Critical of too much compromise, Joe Podgor, Dade County chairman of Friends of the Everglades, says: ``The old movement has decided that something is better than nothing too many times.''
Recently, hard-line environmentalists in Gainesville, Fla., were arrested after perching in trees as bulldozers moved toward them to clear for a high-density development.
This kind of radical action, typical of groups like Greenpeace, was more familiar in early environmentalism days in the early 1970s. This year in Gainesville, it worked. The county commission changed its decision on allowing the development.
Over the past few years, this type of hard-line environmentalism has reached a higher profile than ever in Florida.
``A natural evolution,'' says Tallahassee lawyer and environmentalist David Gluckman of the purists who see environmental causes in absolute, black-and-white terms. ``It's almost critical to keep the movement going.''
At the national level, Jeff Webb, international director of Friends of the Earth, says, ``We are getting more impatient.''
He was annoyed to watch the leaders of two major environmental organizations make conciliatory statements toward the Bush administration recently, without - in Mr. Webb's view - getting any deserving action from the White House. ``After the last eight years [of Reagan-led environmental policy], I don't think people are in much of a mood to give more ground.''
In Florida, the tension between compromise and confrontation over environmental issues emanates from a variety of environmental and neighborhood groups uncomfortable with the dealmaking of a few of the largest, most established groups.

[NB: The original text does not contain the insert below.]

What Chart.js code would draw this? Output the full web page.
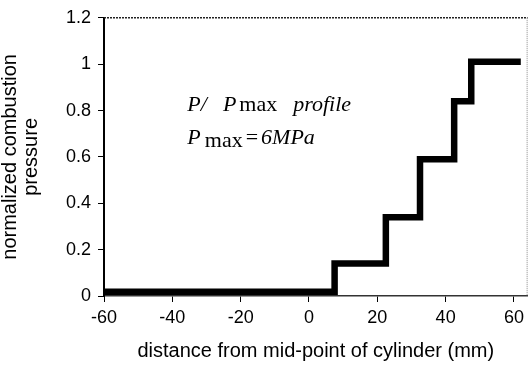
<!DOCTYPE html>
<html>
<head>
<meta charset="utf-8">
<script src="https://cdn.jsdelivr.net/npm/chart.js@4.4.0/dist/chart.umd.min.js"></script>
<style>
  html, body { margin: 0; padding: 0; background: #fff; }
</style>
</head>
<body>
<canvas id="pressureChart" width="529" height="367"></canvas>
<script>
// step profile: x = distance (mm), y = P/Pmax
const distance = [-60, 7.5, 22.5, 32.5, 42.5, 47.5, 62];
const pressure = [0.018, 0.14, 0.34, 0.59, 0.84, 1.01, 1.01];

const xTicks = [-60, -40, -20, 0, 20, 40, 60];
const yTicks = [0, 0.2, 0.4, 0.6, 0.8, 1, 1.2];

// annotation anchor, in data units
const noteX = -35.6;
const noteLines = [0.80, 0.655];

const framePlugin = {
    id: 'frame',
    beforeDatasetsDraw(chart) {
        const { ctx, chartArea } = chart;
        ctx.save();
        // top border
        ctx.strokeStyle = '#222';
        ctx.lineWidth = 1.5;
        ctx.setLineDash([2, 1]);
        ctx.beginPath();
        ctx.moveTo(chartArea.left, chartArea.top);
        ctx.lineTo(chartArea.right, chartArea.top);
        ctx.stroke();
        // right border
        ctx.strokeStyle = '#888';
        ctx.lineWidth = 1;
        ctx.setLineDash([1, 1]);
        ctx.beginPath();
        ctx.moveTo(chartArea.right - 0.5, chartArea.top);
        ctx.lineTo(chartArea.right - 0.5, chartArea.bottom);
        ctx.stroke();
        ctx.restore();
    },
    afterDraw(chart) {
        const { ctx, scales } = chart;
        const x0 = scales.x.getPixelForValue(noteX);
        const y1 = scales.y.getPixelForValue(noteLines[0]);
        const y2 = scales.y.getPixelForValue(noteLines[1]);
        const it = 'italic 22px "Liberation Serif"';
        const up = '22px "Liberation Serif"';
        ctx.save();
        ctx.fillStyle = '#000';
        ctx.textBaseline = 'alphabetic';
        const run = (parts, x, y) => {
            parts.forEach(([txt, font, dy, gap]) => {
                ctx.font = font;
                ctx.fillText(txt, x, y + (dy || 0));
                x += ctx.measureText(txt).width + (gap || 0);
            });
        };
        run([['P/', it, 0, 16], ['P', it, 0, 3], ['max', up, 0, 16], ['profile', it]], x0, y1);
        run([['P', it, 0, 4], ['max', up, 3, 3], ['=', up, 0, 3], ['6MPa', it]], x0, y2);
        ctx.restore();
    }
};

const ctx = document.getElementById('pressureChart').getContext('2d');
new Chart(ctx, {
    type: 'line',
    data: {
        datasets: [{
            data: distance.map((d, i) => ({ x: d, y: pressure[i] })),
            stepped: 'before',
            borderColor: '#000',
            borderWidth: 6.5,
            borderCapStyle: 'butt',
            borderJoinStyle: 'miter',
            pointRadius: 0,
            fill: false
        }]
    },
    options: {
        responsive: false,
        animation: false,
        events: [],
        layout: { padding: { top: 14, right: 1, left: 0, bottom: 0 } },
        plugins: {
            legend: { display: false },
            tooltip: { enabled: false }
        },
        scales: {
            x: {
                type: 'linear',
                min: -60,
                max: 64,
                afterBuildTicks: s => { s.ticks = xTicks.map(v => ({ value: v })); },
                afterFit: s => { s.height = 71; },
                grid: { drawOnChartArea: false, drawTicks: true, tickLength: 6, color: '#000', lineWidth: 1 },
                border: { display: true, color: '#333', width: 1.5, dash: [2, 1] },
                ticks: {
                    color: '#000',
                    padding: 5,
                    maxRotation: 0,
                    font: { family: 'Liberation Sans', size: 18 }
                },
                title: {
                    display: true,
                    text: 'distance from mid-point of cylinder (mm)',
                    color: '#000',
                    font: { family: 'Liberation Sans', size: 20, lineHeight: 1 },
                    padding: { top: 0, bottom: 6 }
                }
            },
            y: {
                min: 0,
                max: 1.2,
                afterBuildTicks: s => { s.ticks = yTicks.map(v => ({ value: v })); },
                afterFit: s => { s.width = 104; },
                grid: { drawOnChartArea: false, drawTicks: true, tickLength: 6, color: '#000', lineWidth: 1 },
                border: { display: true, color: '#000', width: 2 },
                ticks: {
                    color: '#000',
                    padding: 7,
                    font: { family: 'Liberation Sans', size: 18 },
                    callback: v => String(Math.round(v * 10) / 10)
                },
                title: {
                    display: true,
                    text: ['normalized combustion', 'pressure'],
                    color: '#000',
                    font: { family: 'Liberation Sans', size: 20, lineHeight: 1.05 },
                    padding: { top: 0, bottom: 0 }
                }
            }
        }
    },
    plugins: [framePlugin]
});
</script>
</body>
</html>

With Lake Okeechobee - which feeds the Everglades and much of urban south Florida's water supply - on the brink of ecological death, the vast Everglades themselves unhealthy, the loss of wetlands slowed but continuing, and a number of popular local species on the endangered list, Florida environmentalists increasingly claim no room for compromise.
Those most often accused of compromising too soon, too easily, contend that they must pick their battles to be effective and that they increase their clout and credibility with politicians and regulatory agencies by negotiating reasonably.